Once in orbit, the passengers would depart from a new airlock section built into the passenger module at the front of the passenger cabin. It was expected that once the shuttle arrived, passengers would disembark and then the returning passenger's board before heading back to earth.
For missions that only required 50 passengers, the shuttle could reach an orbit of around 500 kilomenters with the extra space given over to more fuel tanks. The 80+ seater version with a shorter range would instead remove two of the ground doors and replace them with a high density B-B section.
The shuttle would return to earth using the typical method that would be employed by its real world equivelent.
There were other designs for earth to orbit transportation, a smaller version of the star raker, but research discovered that it would be cheaper and quicker to develop a simple booster rocket with a fly back orbitor hitching along s ride.
Like the SPS heavy lifter, Boeing was called up to present their ideas.
Instead of a series of boosters, Boeing had the idea to use a single large conical booster instead of the solid rocket boosters that had been used in the apollo program. This design would have had four liquid rocket engines, fed with a potent mix of liquid oxygen and liquid propane - easily giving enough thust, 1.815 Mlbf per engine, to get the whole apparatus to orbit. The shuttles own engines wouldn't have engaged until the booster had seperated, freeing up room onboard the orbiter shuttle for more passengers.
Each booster and orbital pair would have a life span of 14 years, and would cost 12.619 million USD per mission, which would be 100 million in todays dollars. For the whole program, NASA would need 26 boosters and 10 orbiters, a staggeringly high cost.
had this been built, we would have seen the possibility of commercial ventures.
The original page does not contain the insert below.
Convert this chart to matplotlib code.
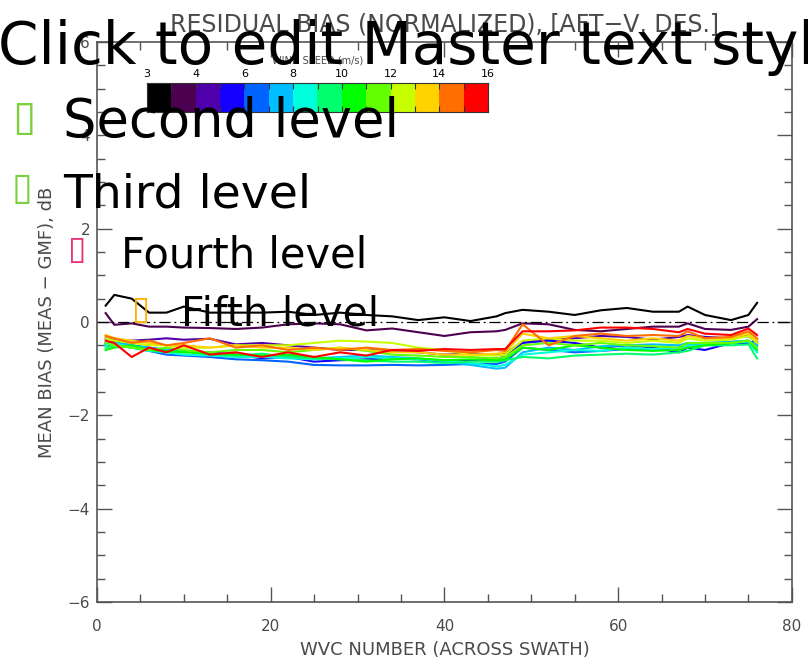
import numpy as np
import matplotlib
matplotlib.use("Agg")
import matplotlib.pyplot as plt
from matplotlib.colors import ListedColormap
from matplotlib.ticker import MultipleLocator

# wind speed bins (m/s) and their colours
speed_ticks = [3, 4, 6, 8, 10, 12, 14, 16]
speed_colors = ["#000000", "#4b0050", "#5000aa", "#1400ff", "#0064ff", "#00beff", "#00ffdc",
                "#00ff6e", "#00ff00", "#64ff00", "#c8ff00", "#ffd200", "#ff6e00", "#ff0000"]

wvc = [1, 2, 4, 6, 8, 10, 13, 16, 19, 22, 25, 28, 31, 34, 37, 40, 43, 46, 47, 49,
       52, 55, 58, 61, 64, 67, 68, 70, 73, 75, 76]

# mean bias per wind speed bin (dB)
bias_black = [0.35, 0.58, 0.50, 0.20, 0.20, 0.33, 0.20, 0.20, 0.20, 0.22, 0.15, 0.20, 0.15, 0.12, 0.04, 0.10,
              0.02, 0.12, 0.19, 0.26, 0.22, 0.15, 0.25, 0.30, 0.22, 0.22, 0.33, 0.15, 0.04, 0.15, 0.41]
bias_dkpurple = [0.19, -0.06, -0.03, -0.10, -0.10, -0.12, -0.13, -0.15, -0.12, -0.05, -0.03, -0.05, -0.18, -0.14,
                 -0.22, -0.30, -0.22, -0.20, -0.17, -0.03, -0.05, -0.17, -0.20, -0.15, -0.10, -0.10, -0.03, -0.15,
                 -0.17, -0.10, 0.06]
bias_violet = [-0.35, -0.38, -0.40, -0.38, -0.35, -0.38, -0.36, -0.48, -0.45, -0.50, -0.55, -0.60, -0.60, -0.62,
               -0.65, -0.70, -0.68, -0.70, -0.68, -0.42, -0.38, -0.35, -0.30, -0.32, -0.38, -0.32, -0.28, -0.32,
               -0.35, -0.30, -0.45]
bias_blue = [-0.45, -0.42, -0.50, -0.55, -0.60, -0.62, -0.65, -0.70, -0.78, -0.75, -0.85, -0.82, -0.80, -0.78,
             -0.80, -0.85, -0.82, -0.78, -0.75, -0.45, -0.40, -0.45, -0.55, -0.50, -0.55, -0.65, -0.55, -0.60,
             -0.45, -0.45, -0.40]
bias_azure = [-0.50, -0.48, -0.55, -0.62, -0.70, -0.72, -0.75, -0.80, -0.82, -0.85, -0.92, -0.93, -0.93, -0.92,
              -0.93, -0.92, -0.90, -0.90, -0.85, -0.55, -0.60, -0.65, -0.62, -0.58, -0.60, -0.55, -0.50, -0.45,
              -0.45, -0.42, -0.50]
bias_sky = [-0.45, -0.42, -0.50, -0.55, -0.60, -0.62, -0.68, -0.70, -0.75, -0.72, -0.78, -0.75, -0.72, -0.75,
            -0.78, -0.85, -0.92, -1.00, -0.98, -0.65, -0.55, -0.60, -0.52, -0.50, -0.48, -0.50, -0.45, -0.45,
            -0.42, -0.40, -0.50]
bias_cyan = [-0.50, -0.45, -0.55, -0.62, -0.65, -0.70, -0.72, -0.75, -0.75, -0.78, -0.80, -0.78, -0.75, -0.78,
             -0.80, -0.82, -0.88, -0.95, -0.92, -0.70, -0.65, -0.60, -0.62, -0.55, -0.58, -0.55, -0.50, -0.50,
             -0.45, -0.42, -0.65]
bias_spring = [-0.55, -0.50, -0.55, -0.60, -0.65, -0.62, -0.70, -0.72, -0.68, -0.75, -0.78, -0.80, -0.82, -0.85,
               -0.85, -0.88, -0.85, -0.85, -0.82, -0.75, -0.78, -0.72, -0.70, -0.68, -0.70, -0.65, -0.62, -0.50,
               -0.50, -0.48, -0.78]
bias_green = [-0.60, -0.55, -0.50, -0.60, -0.62, -0.65, -0.68, -0.70, -0.72, -0.70, -0.75, -0.80, -0.85, -0.80,
              -0.78, -0.82, -0.80, -0.82, -0.80, -0.55, -0.60, -0.50, -0.55, -0.60, -0.62, -0.60, -0.55, -0.50,
              -0.45, -0.40, -0.60]
bias_lime = [-0.45, -0.50, -0.55, -0.60, -0.55, -0.60, -0.65, -0.60, -0.60, -0.65, -0.60, -0.55, -0.62, -0.70,
             -0.72, -0.75, -0.75, -0.78, -0.75, -0.50, -0.45, -0.50, -0.45, -0.50, -0.52, -0.55, -0.45, -0.45,
             -0.45, -0.40, -0.55]
bias_ygreen = [-0.35, -0.40, -0.45, -0.50, -0.50, -0.55, -0.55, -0.50, -0.50, -0.50, -0.45, -0.40, -0.42, -0.45,
               -0.55, -0.60, -0.70, -0.72, -0.70, -0.40, -0.35, -0.40, -0.40, -0.45, -0.40, -0.45, -0.35, -0.40,
               -0.38, -0.30, -0.45]
bias_yellow = [-0.28, -0.35, -0.40, -0.45, -0.50, -0.50, -0.55, -0.50, -0.55, -0.55, -0.60, -0.55, -0.60, -0.65,
               -0.65, -0.70, -0.70, -0.68, -0.65, -0.25, -0.35, -0.30, -0.35, -0.40, -0.35, -0.40, -0.30, -0.35,
               -0.35, -0.25, -0.40]
bias_orange = [-0.30, -0.35, -0.45, -0.40, -0.50, -0.45, -0.35, -0.55, -0.50, -0.60, -0.55, -0.60, -0.55, -0.60,
               -0.58, -0.62, -0.65, -0.60, -0.62, -0.05, -0.50, -0.30, -0.25, -0.30, -0.28, -0.30, -0.20, -0.35,
               -0.32, -0.20, -0.35]
bias_red = [-0.40, -0.45, -0.75, -0.55, -0.65, -0.50, -0.70, -0.65, -0.75, -0.65, -0.75, -0.65, -0.72, -0.60,
            -0.62, -0.58, -0.60, -0.58, -0.58, -0.20, -0.20, -0.18, -0.12, -0.12, -0.15, -0.22, -0.15, -0.25,
            -0.28, -0.14, -0.28]

all_bias = [bias_black, bias_dkpurple, bias_violet, bias_blue, bias_azure, bias_sky, bias_cyan, bias_spring,
            bias_green, bias_lime, bias_ygreen, bias_yellow, bias_orange, bias_red]

gray = "#4a4a4a"

fig = plt.figure(figsize=(8.08, 6.64), dpi=100)
ax = fig.add_axes([0.120, 0.0934, 0.860, 0.8434])

for vals, col in zip(all_bias, speed_colors):
    ax.plot(wvc, vals, color=col, lw=1.5)
ax.axhline(0, color="black", lw=0.9, dashes=(9, 3, 1.5, 3))

ax.set_xlim(0, 80)
ax.set_ylim(-6, 6)
ax.xaxis.set_major_locator(MultipleLocator(20))
ax.xaxis.set_minor_locator(MultipleLocator(5))
ax.yaxis.set_minor_locator(MultipleLocator(0.5))
ax.set_yticks([-6, -4, -2, 0, 2, 4, 6])
ax.set_yticklabels(["\u22126", "\u22124", "\u22122", "0", "2", "4", "6"])
ax.tick_params(which="both", direction="in", top=True, right=True, color="#555555", width=1.0,
               labelcolor=gray, labelsize=11)
ax.tick_params(which="major", length=11)
ax.tick_params(which="minor", length=6)
ax.tick_params(axis="x", pad=12)
ax.tick_params(axis="y", pad=5)
for sp in ax.spines.values():
    sp.set_color("#555555")
    sp.set_linewidth(1.2)

ax.set_xlabel("WVC NUMBER (ACROSS SWATH)", fontsize=13, color=gray, labelpad=5)
ax.set_ylabel("MEAN BIAS (MEAS \u2212 GMF), dB", fontsize=13, color=gray, labelpad=8)
ax.set_title("RESIDUAL BIAS (NORMALIZED), [AFT\u2212V, DES.]", fontsize=17, color=gray, pad=8)

# wind speed colour key
cax = fig.add_axes([0.182, 0.831, 0.422, 0.0437])
cax.imshow(np.arange(len(speed_colors))[None, :], cmap=ListedColormap(speed_colors), aspect="auto",
           extent=(0, len(speed_colors), 0, 1))
cax.set_yticks([])
cax.set_xticks(np.arange(0, 15, 2))
cax.set_xticklabels([str(s) for s in speed_ticks], fontsize=8, color="black")
cax.set_xticks(np.arange(0, 15), minor=True)
cax.tick_params(which="both", direction="in", top=True, bottom=True, labeltop=True, labelbottom=False,
                length=4, width=0.8, color="#333333", pad=3)
for sp in cax.spines.values():
    sp.set_linewidth(0.8)
    sp.set_color("#333333")
cax.set_title("WIND SPEED (m/s)", fontsize=7, color=gray, pad=14)

# slide placeholder text laid over the chart
W, H = 808.0, 664.0
fig.text(-2 / W, 1 - 64 / H, "Click to edit Master text styles", fontsize=41.8, color="black",
         va="baseline", ha="left")
levels = [("Second level", 63, 137, 38, "#7ccf3f", 12, 130),
          ("Third level", 63, 207, 34, "#7ccf3f", 12, 199),
          ("Fourth level", 121, 267, 30, "#e8327c", 68, 259),
          ("Fifth level", 181, 325, 29.5, "#ffb000", 132, 319)]
for txt, tx, ty, fs, bcol, bx, by in levels:
    fig.text(tx / W, 1 - ty / H, txt, fontsize=fs, color="black", va="baseline", ha="left")
    fig.text(bx / W, 1 - by / H, "\u25af", fontsize=fs * 0.8, color=bcol, va="baseline", ha="left")

fig.savefig("out.png", dpi=100)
Space hotels would have sprung up and there would have been a real possibility of operators filling those 86 passenger seats with those paying customers - clearly there is a market today for it and plenty of people would have paid for it very much like the rise of air travel.
But... this history never happened, and like the SPS program being cancelled, the extense of the shuttle was greatly scaled back and there was never a need to send that many passengers into orbit.